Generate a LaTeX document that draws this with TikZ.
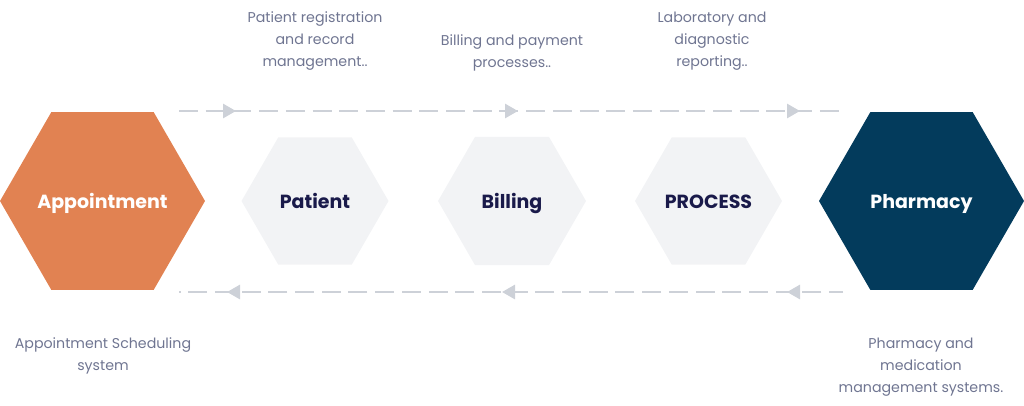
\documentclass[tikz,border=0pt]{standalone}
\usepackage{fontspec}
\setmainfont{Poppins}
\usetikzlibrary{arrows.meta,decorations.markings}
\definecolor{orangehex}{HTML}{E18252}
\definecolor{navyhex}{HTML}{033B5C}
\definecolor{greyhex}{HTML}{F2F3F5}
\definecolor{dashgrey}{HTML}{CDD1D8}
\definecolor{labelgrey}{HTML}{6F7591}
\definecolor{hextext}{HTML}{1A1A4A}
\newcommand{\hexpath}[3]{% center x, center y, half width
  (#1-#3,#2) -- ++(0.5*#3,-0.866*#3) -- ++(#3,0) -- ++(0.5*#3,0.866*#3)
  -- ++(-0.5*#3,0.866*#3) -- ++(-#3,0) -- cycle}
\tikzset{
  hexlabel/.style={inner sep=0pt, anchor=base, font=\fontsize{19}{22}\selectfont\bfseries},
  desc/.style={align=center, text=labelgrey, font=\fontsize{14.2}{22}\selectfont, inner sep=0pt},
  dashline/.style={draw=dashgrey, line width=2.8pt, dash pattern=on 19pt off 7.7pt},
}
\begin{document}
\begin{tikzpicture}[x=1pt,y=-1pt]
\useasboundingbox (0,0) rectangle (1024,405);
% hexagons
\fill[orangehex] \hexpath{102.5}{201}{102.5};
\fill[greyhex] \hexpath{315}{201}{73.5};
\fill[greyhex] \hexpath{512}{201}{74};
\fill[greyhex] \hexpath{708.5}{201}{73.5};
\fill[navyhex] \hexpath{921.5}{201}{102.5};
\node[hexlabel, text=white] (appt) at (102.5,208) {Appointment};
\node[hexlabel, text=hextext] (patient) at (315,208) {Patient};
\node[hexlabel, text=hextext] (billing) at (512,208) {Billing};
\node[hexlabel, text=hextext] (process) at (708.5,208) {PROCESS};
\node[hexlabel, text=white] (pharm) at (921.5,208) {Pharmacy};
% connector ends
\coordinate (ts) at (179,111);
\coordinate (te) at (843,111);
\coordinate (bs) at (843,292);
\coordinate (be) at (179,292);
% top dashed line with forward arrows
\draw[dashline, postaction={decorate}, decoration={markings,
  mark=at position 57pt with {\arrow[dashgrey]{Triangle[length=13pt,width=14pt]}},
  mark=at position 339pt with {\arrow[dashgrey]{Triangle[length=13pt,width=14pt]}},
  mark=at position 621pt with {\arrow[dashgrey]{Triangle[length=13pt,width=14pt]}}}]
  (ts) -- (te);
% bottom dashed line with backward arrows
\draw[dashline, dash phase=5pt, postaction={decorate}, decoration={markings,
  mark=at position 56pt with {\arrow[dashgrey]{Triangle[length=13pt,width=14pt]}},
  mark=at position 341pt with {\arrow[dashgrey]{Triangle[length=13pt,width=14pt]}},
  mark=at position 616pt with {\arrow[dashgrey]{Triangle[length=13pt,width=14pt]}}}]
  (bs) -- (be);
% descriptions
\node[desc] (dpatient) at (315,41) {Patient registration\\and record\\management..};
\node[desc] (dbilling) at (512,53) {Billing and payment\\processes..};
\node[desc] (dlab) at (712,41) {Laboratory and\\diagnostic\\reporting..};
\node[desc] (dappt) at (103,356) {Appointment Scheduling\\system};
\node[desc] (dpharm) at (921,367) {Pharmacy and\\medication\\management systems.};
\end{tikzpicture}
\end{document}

> **Problem**
Write out every line of the preceding listing that contains "with".

> **Solution**
Generate a LaTeX document that draws this with TikZ.
% top dashed line with forward arrows
  mark=at position 57pt with {\arrow[dashgrey]{Triangle[length=13pt,width=14pt]}},
  mark=at position 339pt with {\arrow[dashgrey]{Triangle[length=13pt,width=14pt]}},
  mark=at position 621pt with {\arrow[dashgrey]{Triangle[length=13pt,width=14pt]}}}]
% bottom dashed line with backward arrows
  mark=at position 56pt with {\arrow[dashgrey]{Triangle[length=13pt,width=14pt]}},
  mark=at position 341pt with {\arrow[dashgrey]{Triangle[length=13pt,width=14pt]}},
  mark=at position 616pt with {\arrow[dashgrey]{Triangle[length=13pt,width=14pt]}}}]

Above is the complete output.